[Stored data]

+-------+

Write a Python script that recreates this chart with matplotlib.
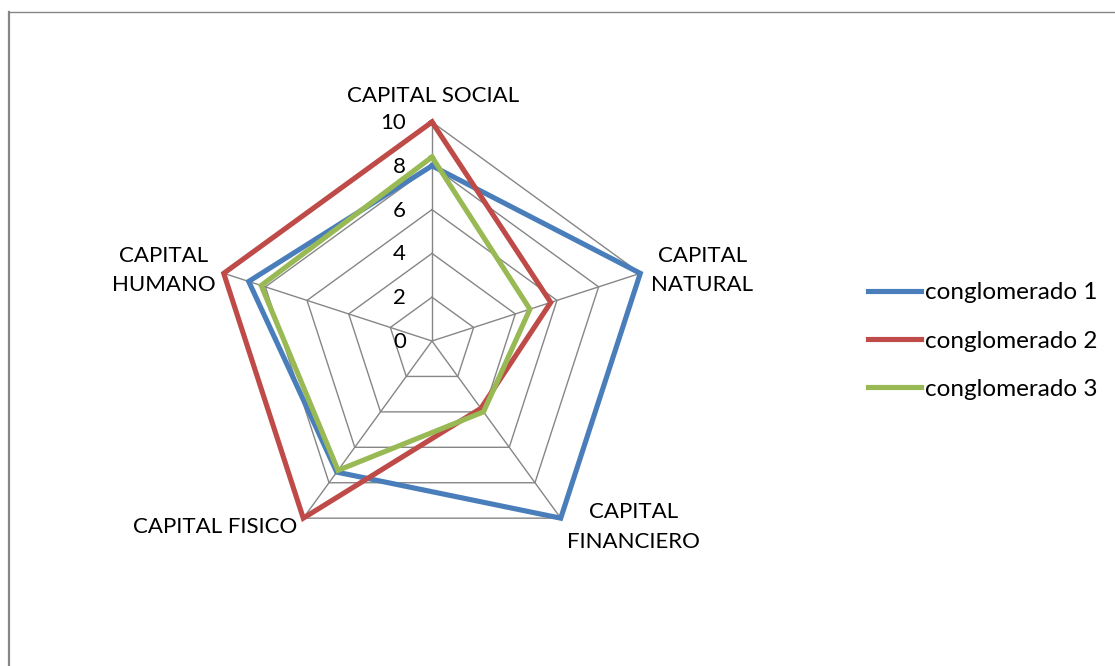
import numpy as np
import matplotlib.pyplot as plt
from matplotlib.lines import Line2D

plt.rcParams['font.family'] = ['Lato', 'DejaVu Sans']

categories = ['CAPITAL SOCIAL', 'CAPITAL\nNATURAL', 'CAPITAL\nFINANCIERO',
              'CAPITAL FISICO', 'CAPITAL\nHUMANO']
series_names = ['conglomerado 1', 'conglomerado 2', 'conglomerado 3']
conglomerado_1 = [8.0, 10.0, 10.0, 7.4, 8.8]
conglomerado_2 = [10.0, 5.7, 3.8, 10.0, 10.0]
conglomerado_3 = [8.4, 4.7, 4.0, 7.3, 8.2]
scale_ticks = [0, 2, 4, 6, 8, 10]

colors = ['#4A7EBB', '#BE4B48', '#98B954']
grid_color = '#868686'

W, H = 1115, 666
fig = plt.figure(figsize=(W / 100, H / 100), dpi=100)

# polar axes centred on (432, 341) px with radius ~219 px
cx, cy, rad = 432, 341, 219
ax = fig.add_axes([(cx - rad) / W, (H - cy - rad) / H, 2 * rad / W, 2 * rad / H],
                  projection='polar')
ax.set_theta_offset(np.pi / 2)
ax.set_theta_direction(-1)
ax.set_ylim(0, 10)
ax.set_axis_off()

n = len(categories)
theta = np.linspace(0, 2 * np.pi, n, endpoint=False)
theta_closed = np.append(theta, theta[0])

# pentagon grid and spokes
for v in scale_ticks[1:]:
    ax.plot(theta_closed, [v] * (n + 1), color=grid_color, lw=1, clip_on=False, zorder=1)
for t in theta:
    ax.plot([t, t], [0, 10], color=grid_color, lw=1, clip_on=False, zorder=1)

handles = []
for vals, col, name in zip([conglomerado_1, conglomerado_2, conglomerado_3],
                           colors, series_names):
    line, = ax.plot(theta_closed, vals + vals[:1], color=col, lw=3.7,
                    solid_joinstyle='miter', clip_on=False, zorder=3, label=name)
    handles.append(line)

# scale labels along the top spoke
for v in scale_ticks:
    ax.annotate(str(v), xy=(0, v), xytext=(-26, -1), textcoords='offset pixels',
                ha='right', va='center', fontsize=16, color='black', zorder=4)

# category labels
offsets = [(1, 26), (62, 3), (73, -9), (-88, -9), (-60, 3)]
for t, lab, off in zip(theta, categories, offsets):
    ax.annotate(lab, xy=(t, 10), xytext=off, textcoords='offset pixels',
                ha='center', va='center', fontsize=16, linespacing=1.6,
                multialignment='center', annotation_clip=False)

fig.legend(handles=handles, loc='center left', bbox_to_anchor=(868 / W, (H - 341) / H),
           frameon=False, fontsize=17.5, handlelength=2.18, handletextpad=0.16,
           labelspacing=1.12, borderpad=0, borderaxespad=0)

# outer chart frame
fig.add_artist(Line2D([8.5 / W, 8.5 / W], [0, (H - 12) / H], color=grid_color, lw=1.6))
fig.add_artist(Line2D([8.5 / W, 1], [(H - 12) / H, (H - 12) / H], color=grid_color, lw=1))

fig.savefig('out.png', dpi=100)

+-------+

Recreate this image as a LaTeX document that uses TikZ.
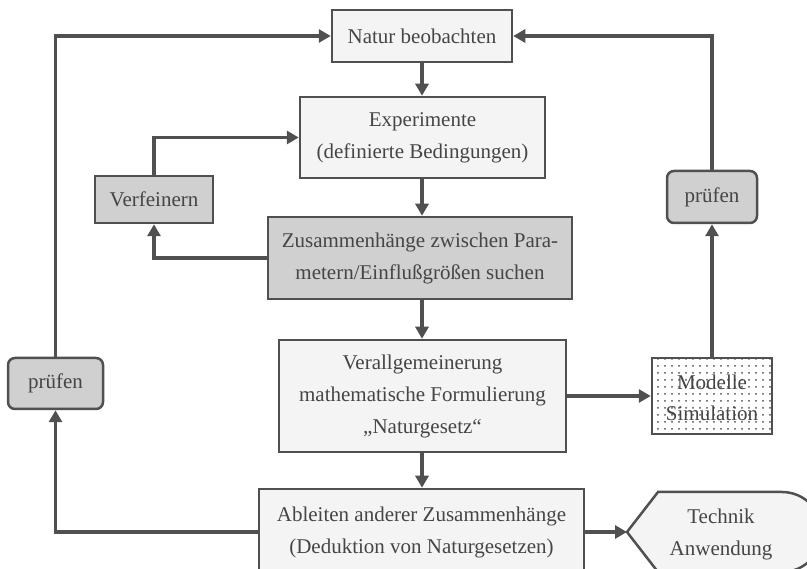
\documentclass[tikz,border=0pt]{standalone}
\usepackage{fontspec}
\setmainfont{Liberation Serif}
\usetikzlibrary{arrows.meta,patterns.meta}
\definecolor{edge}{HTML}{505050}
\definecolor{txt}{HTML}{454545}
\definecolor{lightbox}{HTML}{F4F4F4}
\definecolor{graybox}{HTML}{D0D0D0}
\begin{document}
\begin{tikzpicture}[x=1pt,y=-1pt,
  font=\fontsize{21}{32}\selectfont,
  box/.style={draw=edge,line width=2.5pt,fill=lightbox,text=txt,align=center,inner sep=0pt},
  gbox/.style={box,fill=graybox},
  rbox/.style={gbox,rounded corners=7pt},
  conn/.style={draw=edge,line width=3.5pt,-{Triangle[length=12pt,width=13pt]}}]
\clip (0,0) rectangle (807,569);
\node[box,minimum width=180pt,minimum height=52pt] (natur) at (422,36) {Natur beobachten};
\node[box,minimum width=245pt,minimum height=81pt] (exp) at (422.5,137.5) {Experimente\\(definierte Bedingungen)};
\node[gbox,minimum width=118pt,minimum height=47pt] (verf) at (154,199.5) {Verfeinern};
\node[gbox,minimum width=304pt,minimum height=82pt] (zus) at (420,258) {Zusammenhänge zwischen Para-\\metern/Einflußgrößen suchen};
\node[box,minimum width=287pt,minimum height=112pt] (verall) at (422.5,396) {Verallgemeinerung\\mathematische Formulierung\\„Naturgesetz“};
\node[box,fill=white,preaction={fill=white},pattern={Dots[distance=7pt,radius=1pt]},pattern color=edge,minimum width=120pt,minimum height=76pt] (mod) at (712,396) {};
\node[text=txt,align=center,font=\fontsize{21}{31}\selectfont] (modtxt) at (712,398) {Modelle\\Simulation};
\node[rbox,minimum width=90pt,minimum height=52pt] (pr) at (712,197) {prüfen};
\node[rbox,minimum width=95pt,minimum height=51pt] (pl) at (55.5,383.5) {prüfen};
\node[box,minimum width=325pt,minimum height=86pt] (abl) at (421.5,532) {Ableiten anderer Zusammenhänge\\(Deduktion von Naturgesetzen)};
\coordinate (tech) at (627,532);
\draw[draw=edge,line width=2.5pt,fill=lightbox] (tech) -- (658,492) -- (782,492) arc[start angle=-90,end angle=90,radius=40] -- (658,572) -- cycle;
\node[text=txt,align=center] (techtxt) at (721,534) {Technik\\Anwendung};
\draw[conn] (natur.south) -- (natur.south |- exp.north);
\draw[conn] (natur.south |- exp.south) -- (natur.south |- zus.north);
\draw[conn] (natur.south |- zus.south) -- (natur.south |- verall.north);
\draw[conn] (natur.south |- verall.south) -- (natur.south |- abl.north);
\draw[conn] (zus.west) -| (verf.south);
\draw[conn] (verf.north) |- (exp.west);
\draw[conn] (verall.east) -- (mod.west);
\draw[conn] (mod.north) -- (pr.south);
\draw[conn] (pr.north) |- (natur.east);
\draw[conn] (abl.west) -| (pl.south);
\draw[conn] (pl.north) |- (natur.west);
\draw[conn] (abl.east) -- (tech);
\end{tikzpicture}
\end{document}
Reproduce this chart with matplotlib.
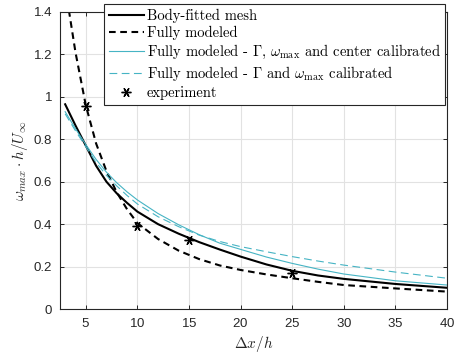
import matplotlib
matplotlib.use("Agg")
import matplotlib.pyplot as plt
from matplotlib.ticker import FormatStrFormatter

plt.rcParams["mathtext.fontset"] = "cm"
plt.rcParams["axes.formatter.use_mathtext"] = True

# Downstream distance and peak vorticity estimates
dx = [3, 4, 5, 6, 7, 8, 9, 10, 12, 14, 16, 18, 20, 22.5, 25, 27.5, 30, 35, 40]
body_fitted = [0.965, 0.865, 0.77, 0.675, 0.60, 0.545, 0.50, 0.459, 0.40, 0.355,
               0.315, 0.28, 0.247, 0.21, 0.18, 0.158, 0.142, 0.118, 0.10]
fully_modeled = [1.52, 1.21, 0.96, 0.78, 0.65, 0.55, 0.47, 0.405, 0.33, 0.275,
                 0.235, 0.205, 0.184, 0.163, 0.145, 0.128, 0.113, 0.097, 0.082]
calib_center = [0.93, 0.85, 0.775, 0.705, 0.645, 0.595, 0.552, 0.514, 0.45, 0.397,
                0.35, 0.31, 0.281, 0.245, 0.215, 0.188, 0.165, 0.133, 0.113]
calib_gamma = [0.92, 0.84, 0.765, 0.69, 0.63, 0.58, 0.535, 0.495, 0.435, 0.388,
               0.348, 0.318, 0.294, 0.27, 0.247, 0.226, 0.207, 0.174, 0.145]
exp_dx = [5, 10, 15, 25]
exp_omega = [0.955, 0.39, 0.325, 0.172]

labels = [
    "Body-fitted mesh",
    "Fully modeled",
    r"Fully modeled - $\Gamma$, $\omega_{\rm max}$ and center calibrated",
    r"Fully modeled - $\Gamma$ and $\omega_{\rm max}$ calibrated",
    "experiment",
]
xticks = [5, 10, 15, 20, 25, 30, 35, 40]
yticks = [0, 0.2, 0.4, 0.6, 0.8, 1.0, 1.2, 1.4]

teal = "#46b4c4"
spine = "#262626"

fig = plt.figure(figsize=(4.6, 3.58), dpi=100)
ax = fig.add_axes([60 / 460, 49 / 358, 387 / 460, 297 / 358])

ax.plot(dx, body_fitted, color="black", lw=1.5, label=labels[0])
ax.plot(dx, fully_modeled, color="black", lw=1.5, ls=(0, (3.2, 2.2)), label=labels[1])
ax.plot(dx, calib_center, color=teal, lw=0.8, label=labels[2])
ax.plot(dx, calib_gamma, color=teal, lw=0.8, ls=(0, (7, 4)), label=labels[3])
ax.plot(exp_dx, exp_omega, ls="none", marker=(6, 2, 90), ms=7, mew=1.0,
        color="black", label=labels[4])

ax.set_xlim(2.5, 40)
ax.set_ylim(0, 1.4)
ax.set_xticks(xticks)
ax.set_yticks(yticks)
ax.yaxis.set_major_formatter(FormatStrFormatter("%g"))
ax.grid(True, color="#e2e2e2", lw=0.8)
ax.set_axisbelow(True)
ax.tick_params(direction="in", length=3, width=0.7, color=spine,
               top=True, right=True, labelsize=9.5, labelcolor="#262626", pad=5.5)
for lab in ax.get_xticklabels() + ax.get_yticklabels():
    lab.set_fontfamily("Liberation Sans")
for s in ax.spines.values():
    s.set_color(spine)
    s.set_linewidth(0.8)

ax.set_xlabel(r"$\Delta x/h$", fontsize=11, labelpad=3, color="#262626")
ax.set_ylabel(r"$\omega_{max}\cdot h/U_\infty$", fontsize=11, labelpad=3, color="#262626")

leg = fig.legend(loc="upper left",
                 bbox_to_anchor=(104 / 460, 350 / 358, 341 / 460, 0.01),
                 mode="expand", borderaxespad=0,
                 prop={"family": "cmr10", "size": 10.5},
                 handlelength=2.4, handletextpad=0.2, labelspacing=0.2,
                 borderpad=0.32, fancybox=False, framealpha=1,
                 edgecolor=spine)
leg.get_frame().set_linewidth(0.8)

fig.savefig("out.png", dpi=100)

+-------+

§ **YOUR OBJECTIVE**
Output nothing except the lines from the one containing "Reproduce this chart with matplotlib." through the one containing "ax = fig.add_axes([60", both kept, with the pictures removed.

§ **EXERCISE RESPONSE**
Reproduce this chart with matplotlib.
import matplotlib
matplotlib.use("Agg")
import matplotlib.pyplot as plt
from matplotlib.ticker import FormatStrFormatter

plt.rcParams["mathtext.fontset"] = "cm"
plt.rcParams["axes.formatter.use_mathtext"] = True

# Downstream distance and peak vorticity estimates
dx = [3, 4, 5, 6, 7, 8, 9, 10, 12, 14, 16, 18, 20, 22.5, 25, 27.5, 30, 35, 40]
body_fitted = [0.965, 0.865, 0.77, 0.675, 0.60, 0.545, 0.50, 0.459, 0.40, 0.355,
               0.315, 0.28, 0.247, 0.21, 0.18, 0.158, 0.142, 0.118, 0.10]
fully_modeled = [1.52, 1.21, 0.96, 0.78, 0.65, 0.55, 0.47, 0.405, 0.33, 0.275,
                 0.235, 0.205, 0.184, 0.163, 0.145, 0.128, 0.113, 0.097, 0.082]
calib_center = [0.93, 0.85, 0.775, 0.705, 0.645, 0.595, 0.552, 0.514, 0.45, 0.397,
                0.35, 0.31, 0.281, 0.245, 0.215, 0.188, 0.165, 0.133, 0.113]
calib_gamma = [0.92, 0.84, 0.765, 0.69, 0.63, 0.58, 0.535, 0.495, 0.435, 0.388,
               0.348, 0.318, 0.294, 0.27, 0.247, 0.226, 0.207, 0.174, 0.145]
exp_dx = [5, 10, 15, 25]
exp_omega = [0.955, 0.39, 0.325, 0.172]

labels = [
    "Body-fitted mesh",
    "Fully modeled",
    r"Fully modeled - $\Gamma$, $\omega_{\rm max}$ and center calibrated",
    r"Fully modeled - $\Gamma$ and $\omega_{\rm max}$ calibrated",
    "experiment",
]
xticks = [5, 10, 15, 20, 25, 30, 35, 40]
yticks = [0, 0.2, 0.4, 0.6, 0.8, 1.0, 1.2, 1.4]

teal = "#46b4c4"
spine = "#262626"

fig = plt.figure(figsize=(4.6, 3.58), dpi=100)
ax = fig.add_axes([60 / 460, 49 / 358, 387 / 460, 297 / 358])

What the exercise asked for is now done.